The problem:
Restate exactly the lines that run from the start of the records below to the line containing "(0,0) rectangle (680,492);", counting both ends, and nothing else; pictures stay out.

Supplied data:
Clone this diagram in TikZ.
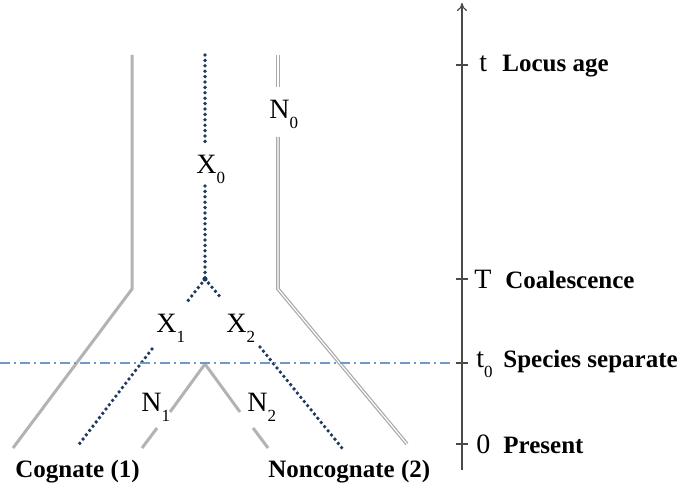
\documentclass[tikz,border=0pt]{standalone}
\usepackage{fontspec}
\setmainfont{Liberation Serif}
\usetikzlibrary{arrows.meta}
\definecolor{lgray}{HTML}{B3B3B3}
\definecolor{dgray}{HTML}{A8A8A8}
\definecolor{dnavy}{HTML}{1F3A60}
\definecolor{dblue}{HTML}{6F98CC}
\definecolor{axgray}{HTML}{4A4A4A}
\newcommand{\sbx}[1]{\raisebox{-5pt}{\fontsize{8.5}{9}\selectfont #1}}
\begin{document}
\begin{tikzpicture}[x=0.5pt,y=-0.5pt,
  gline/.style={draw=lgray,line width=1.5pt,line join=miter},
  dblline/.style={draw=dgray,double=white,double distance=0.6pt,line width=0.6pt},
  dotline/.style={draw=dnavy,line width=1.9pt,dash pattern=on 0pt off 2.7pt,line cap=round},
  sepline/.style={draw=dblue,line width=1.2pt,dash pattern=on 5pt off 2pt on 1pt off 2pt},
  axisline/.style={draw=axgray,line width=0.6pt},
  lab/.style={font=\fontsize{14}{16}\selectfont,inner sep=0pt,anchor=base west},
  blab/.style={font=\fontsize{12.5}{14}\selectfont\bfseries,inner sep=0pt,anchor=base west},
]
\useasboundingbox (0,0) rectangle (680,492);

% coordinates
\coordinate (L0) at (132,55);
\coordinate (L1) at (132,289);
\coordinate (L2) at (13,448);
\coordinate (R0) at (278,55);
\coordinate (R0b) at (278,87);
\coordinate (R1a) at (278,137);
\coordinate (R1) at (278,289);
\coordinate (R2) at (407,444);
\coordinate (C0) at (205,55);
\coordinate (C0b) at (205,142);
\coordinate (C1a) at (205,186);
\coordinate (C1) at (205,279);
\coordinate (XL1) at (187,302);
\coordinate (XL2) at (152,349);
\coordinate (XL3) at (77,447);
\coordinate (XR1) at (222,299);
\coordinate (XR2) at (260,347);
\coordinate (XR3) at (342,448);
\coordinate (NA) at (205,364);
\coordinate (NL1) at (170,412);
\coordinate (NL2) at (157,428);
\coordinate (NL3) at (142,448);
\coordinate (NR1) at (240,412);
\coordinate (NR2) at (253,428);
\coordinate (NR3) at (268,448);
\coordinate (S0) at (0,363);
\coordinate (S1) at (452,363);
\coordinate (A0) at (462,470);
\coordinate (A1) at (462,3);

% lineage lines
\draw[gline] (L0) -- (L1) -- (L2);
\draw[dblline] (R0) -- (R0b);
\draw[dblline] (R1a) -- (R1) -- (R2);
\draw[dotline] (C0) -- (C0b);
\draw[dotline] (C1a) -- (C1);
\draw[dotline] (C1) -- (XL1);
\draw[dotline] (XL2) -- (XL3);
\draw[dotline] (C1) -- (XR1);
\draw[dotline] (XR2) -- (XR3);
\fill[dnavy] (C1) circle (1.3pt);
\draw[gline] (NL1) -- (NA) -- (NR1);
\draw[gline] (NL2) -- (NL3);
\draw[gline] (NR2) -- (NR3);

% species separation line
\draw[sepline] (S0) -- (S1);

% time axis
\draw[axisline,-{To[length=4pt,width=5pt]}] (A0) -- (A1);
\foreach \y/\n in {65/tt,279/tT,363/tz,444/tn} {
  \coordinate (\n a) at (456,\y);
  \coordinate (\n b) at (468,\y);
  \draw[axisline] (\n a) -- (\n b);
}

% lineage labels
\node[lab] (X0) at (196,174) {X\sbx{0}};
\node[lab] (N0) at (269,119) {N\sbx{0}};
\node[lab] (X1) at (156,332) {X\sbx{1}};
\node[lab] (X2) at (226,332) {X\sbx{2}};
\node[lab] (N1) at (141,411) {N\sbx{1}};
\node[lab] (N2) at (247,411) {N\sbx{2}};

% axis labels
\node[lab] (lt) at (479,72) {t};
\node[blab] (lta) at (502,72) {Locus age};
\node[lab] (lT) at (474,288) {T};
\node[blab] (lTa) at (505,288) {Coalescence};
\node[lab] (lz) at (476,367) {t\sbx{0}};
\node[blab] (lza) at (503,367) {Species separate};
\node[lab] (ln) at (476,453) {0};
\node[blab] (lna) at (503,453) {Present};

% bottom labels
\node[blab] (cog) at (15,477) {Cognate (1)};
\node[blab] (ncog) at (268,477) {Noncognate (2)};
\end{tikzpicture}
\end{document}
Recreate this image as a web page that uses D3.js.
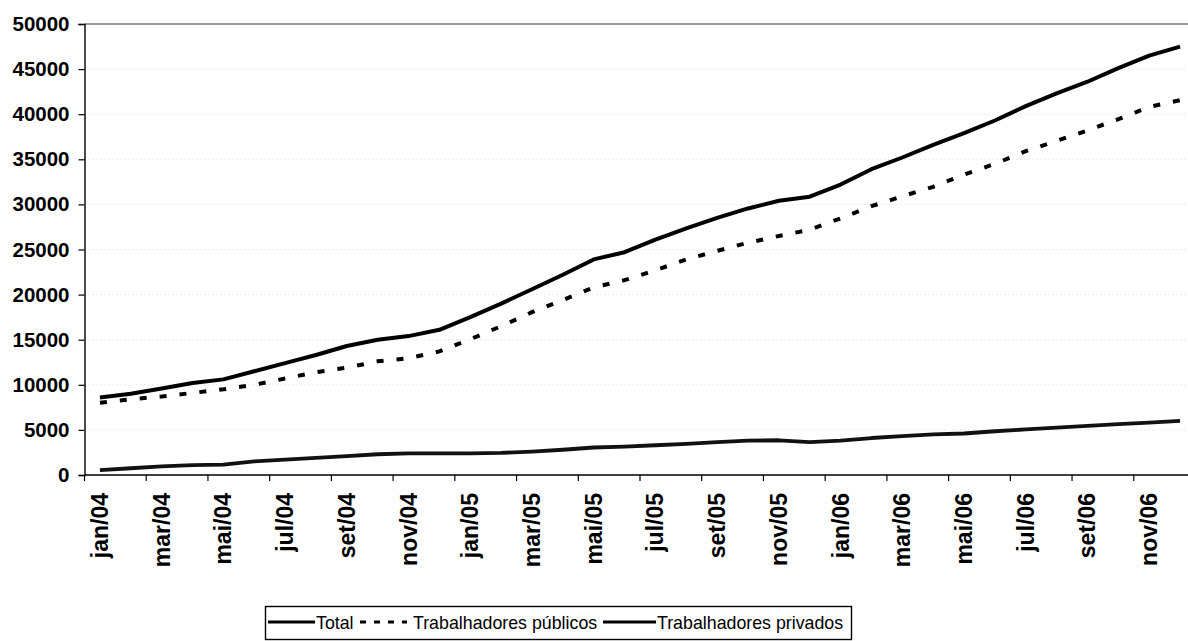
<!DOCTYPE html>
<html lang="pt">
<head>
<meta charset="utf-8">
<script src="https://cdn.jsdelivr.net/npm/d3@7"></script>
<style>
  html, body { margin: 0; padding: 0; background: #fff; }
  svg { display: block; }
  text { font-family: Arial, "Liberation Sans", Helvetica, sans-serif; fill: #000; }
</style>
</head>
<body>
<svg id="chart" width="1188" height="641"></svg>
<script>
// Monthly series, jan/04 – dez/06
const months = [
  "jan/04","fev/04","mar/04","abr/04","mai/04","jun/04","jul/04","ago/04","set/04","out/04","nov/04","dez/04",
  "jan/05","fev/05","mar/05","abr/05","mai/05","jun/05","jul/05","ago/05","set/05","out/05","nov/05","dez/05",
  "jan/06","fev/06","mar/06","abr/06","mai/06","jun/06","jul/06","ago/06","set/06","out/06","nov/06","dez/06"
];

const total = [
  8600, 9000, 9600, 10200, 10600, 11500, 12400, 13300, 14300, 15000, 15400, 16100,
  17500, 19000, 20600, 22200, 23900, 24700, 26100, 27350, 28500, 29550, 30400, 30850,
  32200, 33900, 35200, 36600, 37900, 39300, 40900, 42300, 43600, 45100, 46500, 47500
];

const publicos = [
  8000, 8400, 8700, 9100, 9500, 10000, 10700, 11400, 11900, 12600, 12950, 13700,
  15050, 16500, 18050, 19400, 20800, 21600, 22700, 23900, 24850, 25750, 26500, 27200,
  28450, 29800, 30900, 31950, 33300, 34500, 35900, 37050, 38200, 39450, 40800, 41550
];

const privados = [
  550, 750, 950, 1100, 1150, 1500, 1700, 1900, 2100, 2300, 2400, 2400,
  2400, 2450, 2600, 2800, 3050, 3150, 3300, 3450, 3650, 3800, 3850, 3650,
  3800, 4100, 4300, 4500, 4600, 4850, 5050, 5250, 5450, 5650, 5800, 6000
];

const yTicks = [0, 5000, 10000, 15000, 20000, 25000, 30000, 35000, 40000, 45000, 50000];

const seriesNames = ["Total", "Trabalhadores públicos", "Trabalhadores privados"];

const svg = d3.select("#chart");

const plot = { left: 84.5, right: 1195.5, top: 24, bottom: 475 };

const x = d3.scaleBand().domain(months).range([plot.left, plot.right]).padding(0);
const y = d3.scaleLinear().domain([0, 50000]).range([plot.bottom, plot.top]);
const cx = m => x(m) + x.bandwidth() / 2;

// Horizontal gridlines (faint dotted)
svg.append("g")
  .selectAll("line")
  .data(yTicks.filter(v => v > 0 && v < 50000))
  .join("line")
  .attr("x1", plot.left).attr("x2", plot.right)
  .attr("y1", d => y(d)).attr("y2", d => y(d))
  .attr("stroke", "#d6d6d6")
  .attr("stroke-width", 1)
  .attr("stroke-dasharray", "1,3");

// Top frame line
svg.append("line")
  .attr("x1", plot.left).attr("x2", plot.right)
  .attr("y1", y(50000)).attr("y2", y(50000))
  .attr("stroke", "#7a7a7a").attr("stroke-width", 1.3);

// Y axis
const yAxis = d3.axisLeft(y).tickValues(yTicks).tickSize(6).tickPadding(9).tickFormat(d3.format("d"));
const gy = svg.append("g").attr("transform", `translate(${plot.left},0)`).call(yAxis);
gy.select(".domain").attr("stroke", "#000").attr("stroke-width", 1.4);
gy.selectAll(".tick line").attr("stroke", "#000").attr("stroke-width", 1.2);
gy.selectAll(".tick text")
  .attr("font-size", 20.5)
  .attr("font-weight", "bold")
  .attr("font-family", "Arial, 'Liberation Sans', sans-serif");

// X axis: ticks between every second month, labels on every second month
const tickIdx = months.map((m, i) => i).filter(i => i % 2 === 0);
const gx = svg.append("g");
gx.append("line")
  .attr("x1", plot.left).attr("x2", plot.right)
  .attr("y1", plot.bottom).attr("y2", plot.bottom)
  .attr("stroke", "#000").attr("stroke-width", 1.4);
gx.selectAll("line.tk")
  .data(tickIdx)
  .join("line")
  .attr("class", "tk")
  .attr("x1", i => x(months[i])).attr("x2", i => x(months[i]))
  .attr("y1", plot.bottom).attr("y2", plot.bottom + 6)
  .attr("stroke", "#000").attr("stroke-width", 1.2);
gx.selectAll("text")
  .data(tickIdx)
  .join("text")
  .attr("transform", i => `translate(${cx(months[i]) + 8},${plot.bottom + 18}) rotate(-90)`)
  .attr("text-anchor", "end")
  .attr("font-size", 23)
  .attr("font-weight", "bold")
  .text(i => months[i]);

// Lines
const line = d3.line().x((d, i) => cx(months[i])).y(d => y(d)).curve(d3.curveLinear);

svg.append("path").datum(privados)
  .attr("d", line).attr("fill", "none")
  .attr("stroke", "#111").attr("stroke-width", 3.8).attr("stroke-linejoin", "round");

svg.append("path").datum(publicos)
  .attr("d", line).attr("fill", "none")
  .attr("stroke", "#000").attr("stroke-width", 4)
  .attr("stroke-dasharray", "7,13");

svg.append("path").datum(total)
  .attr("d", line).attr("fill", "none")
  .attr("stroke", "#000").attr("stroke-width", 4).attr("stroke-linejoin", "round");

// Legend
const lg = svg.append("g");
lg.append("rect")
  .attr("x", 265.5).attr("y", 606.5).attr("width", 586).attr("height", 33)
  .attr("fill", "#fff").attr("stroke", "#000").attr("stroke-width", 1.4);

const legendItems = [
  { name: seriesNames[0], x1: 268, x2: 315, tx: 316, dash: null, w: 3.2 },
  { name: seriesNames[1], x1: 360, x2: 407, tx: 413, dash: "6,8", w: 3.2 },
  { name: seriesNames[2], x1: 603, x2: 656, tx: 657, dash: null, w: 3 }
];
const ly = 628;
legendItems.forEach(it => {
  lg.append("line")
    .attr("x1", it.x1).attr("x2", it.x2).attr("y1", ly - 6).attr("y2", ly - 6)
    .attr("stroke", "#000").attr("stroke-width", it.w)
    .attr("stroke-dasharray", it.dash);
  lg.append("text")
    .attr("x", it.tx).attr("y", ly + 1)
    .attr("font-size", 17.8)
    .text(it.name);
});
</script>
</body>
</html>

Solution below:
Clone this diagram in TikZ.
\documentclass[tikz,border=0pt]{standalone}
\usepackage{fontspec}
\setmainfont{Liberation Serif}
\usetikzlibrary{arrows.meta}
\definecolor{lgray}{HTML}{B3B3B3}
\definecolor{dgray}{HTML}{A8A8A8}
\definecolor{dnavy}{HTML}{1F3A60}
\definecolor{dblue}{HTML}{6F98CC}
\definecolor{axgray}{HTML}{4A4A4A}
\newcommand{\sbx}[1]{\raisebox{-5pt}{\fontsize{8.5}{9}\selectfont #1}}
\begin{document}
\begin{tikzpicture}[x=0.5pt,y=-0.5pt,
  gline/.style={draw=lgray,line width=1.5pt,line join=miter},
  dblline/.style={draw=dgray,double=white,double distance=0.6pt,line width=0.6pt},
  dotline/.style={draw=dnavy,line width=1.9pt,dash pattern=on 0pt off 2.7pt,line cap=round},
  sepline/.style={draw=dblue,line width=1.2pt,dash pattern=on 5pt off 2pt on 1pt off 2pt},
  axisline/.style={draw=axgray,line width=0.6pt},
  lab/.style={font=\fontsize{14}{16}\selectfont,inner sep=0pt,anchor=base west},
  blab/.style={font=\fontsize{12.5}{14}\selectfont\bfseries,inner sep=0pt,anchor=base west},
]
\useasboundingbox (0,0) rectangle (680,492);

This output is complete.